2.I can have a queue base requests so the clients won't interfere each-other.

3.RDBMS wouldn't be a good option for this amount of data. A Key/Value DB could work for this kind of data.

I'm unsure how should I answers these questions, and would appreciate any good points or explanation of how to deal with such a scenario.


Solution

  • your problem-statements are very short. I'm trying to clarify with some simplistic assumptions (please correct my assumptions if wrong and then I can tweak the answers accordingly):

    1. Cache Update:
      • assuming you don't need to keep a copy of data in cache, but only the latest accessed datasets so that any repeated access is faster (thereby improving average access latency).
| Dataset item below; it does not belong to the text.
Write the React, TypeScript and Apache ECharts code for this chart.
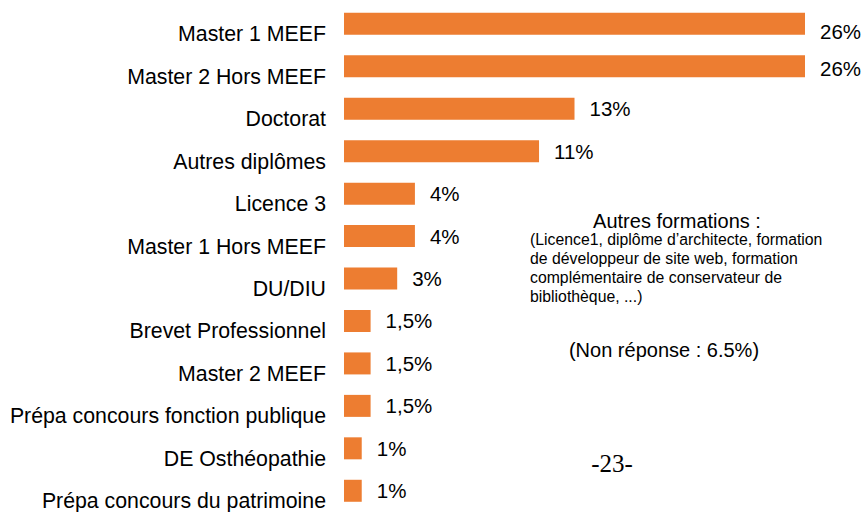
import React, { useEffect, useRef } from "react";
import * as echarts from "echarts";

const categories = [
  "Master 1 MEEF",
  "Master 2 Hors MEEF",
  "Doctorat",
  "Autres diplômes",
  "Licence 3",
  "Master 1 Hors MEEF",
  "DU/DIU",
  "Brevet Professionnel",
  "Master 2 MEEF",
  "Prépa concours fonction publique",
  "DE Osthéopathie",
  "Prépa concours du patrimoine",
];
const values = [26, 26, 13, 11, 4, 4, 3, 1.5, 1.5, 1.5, 1, 1];

const noteTitle = "Autres formations :";
const noteLines = [
  "(Licence1, diplôme d’architecte, formation",
  "de développeur de site web, formation",
  "complémentaire de conservateur de",
  "bibliothèque, ...)",
];
const nonResponse = "(Non réponse : 6.5%)";
const pageNumber = "-23-";

const FONT = "Liberation Sans, Arial, sans-serif";

export default function App() {
  const ref = useRef<HTMLDivElement>(null);
  useEffect(() => {
    if (!ref.current) return;
    const chart = echarts.init(ref.current, undefined, { renderer: "svg" });
    chart.setOption({
      animation: false,
      backgroundColor: "#ffffff",
      grid: { left: 344, top: 2.6, width: 461, height: 512.7 },
      xAxis: {
        type: "value",
        min: 0,
        max: 26,
        show: false,
      },
      yAxis: {
        type: "category",
        data: categories,
        inverse: true,
        axisLine: { show: false },
        axisTick: { show: false },
        axisLabel: {
          color: "#000",
          fontFamily: FONT,
          fontSize: 21.3,
          margin: 18,
          verticalAlign: "top",
          lineHeight: 21,
        },
      },
      series: [
        {
          type: "bar",
          data: values.map((v, i) =>
            i === 0 ? { value: v, label: { offset: [0, 8] } } : i === 1 ? { value: v, label: { offset: [0, 2] } } : v
          ),
          barWidth: 22,
          itemStyle: { color: "#ED7D31" },
          label: {
            show: true,
            position: "right",
            distance: 15,
            color: "#000",
            fontFamily: FONT,
            fontSize: 20.5,
            formatter: (p: any) => String(p.value).replace(".", ",") + "%",
          },
        },
      ],
      graphic: [
        {
          type: "text",
          x: 677,
          y: 221,
          style: {
            text: noteTitle,
            font: `20px ${FONT}`,
            fill: "#000",
            align: "center",
            verticalAlign: "middle",
          },
        },
        ...noteLines.map((t, i) => ({
          type: "text",
          x: 530,
          y: 239 + i * 19.2,
          style: {
            text: t,
            font: `15.8px ${FONT}`,
            fill: "#000",
            align: "left",
            verticalAlign: "middle",
          },
        })),
        {
          type: "text",
          x: 664,
          y: 350,
          style: {
            text: nonResponse,
            font: `20px ${FONT}`,
            fill: "#000",
            align: "center",
            verticalAlign: "middle",
          },
        },
        {
          type: "text",
          x: 612,
          y: 463,
          style: {
            text: pageNumber,
            font: `25px Liberation Serif, Times New Roman, serif`,
            fill: "#000",
            align: "center",
            verticalAlign: "middle",
          },
        },
      ],
    });
    return () => chart.dispose();
  }, []);
  return (
    <div
      ref={ref}
      style={{ position: "fixed", left: 0, top: 0, width: 864, height: 512 }}
    />
  );
}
The query can first search the cache and, if not found, search the DB.
      • assuming you need a push from the DB, you can have buckets with time-stamps of data push. Search query can start searching from the latest time bucket. if not found, go to the previous time-bucket. Use a bloom filter to check if the entry doesn't exist in a bucket.
      • you might have to run a background job to consolidate/ compact buckets, indexes, remove the older entries of multi-timeline entries
    2. Cache access:
      • batch-mode: go for queue. let the queries come in a queue and the resultset can also be in another queue for the client to retrieve.
      • online-mode: assuming read-only access, you can use memcached/ radis for distributed, high-performance caching (and obviously the purpose of caching is to enable low-latency queries). You can plug in a app/web server in front.
    3. DB choice:
      • assuming your cache is the access point for queries, you don't need a high-performing db. Since the data is huge, I'd think a distributed caching is needed and also a distributed db. Postgres, Hive/ HBase, MongoDB etc distributed DBs will be good.
      • you can't yet say whether RDBMS can be good or not since we don't know the type of data and the access requirement. Assuming access is through cache using a key (maybe composite key), a key-value based storage (such as HBase) is good.

    Most probably this is not enough, but if you add more details I can modify accordingly.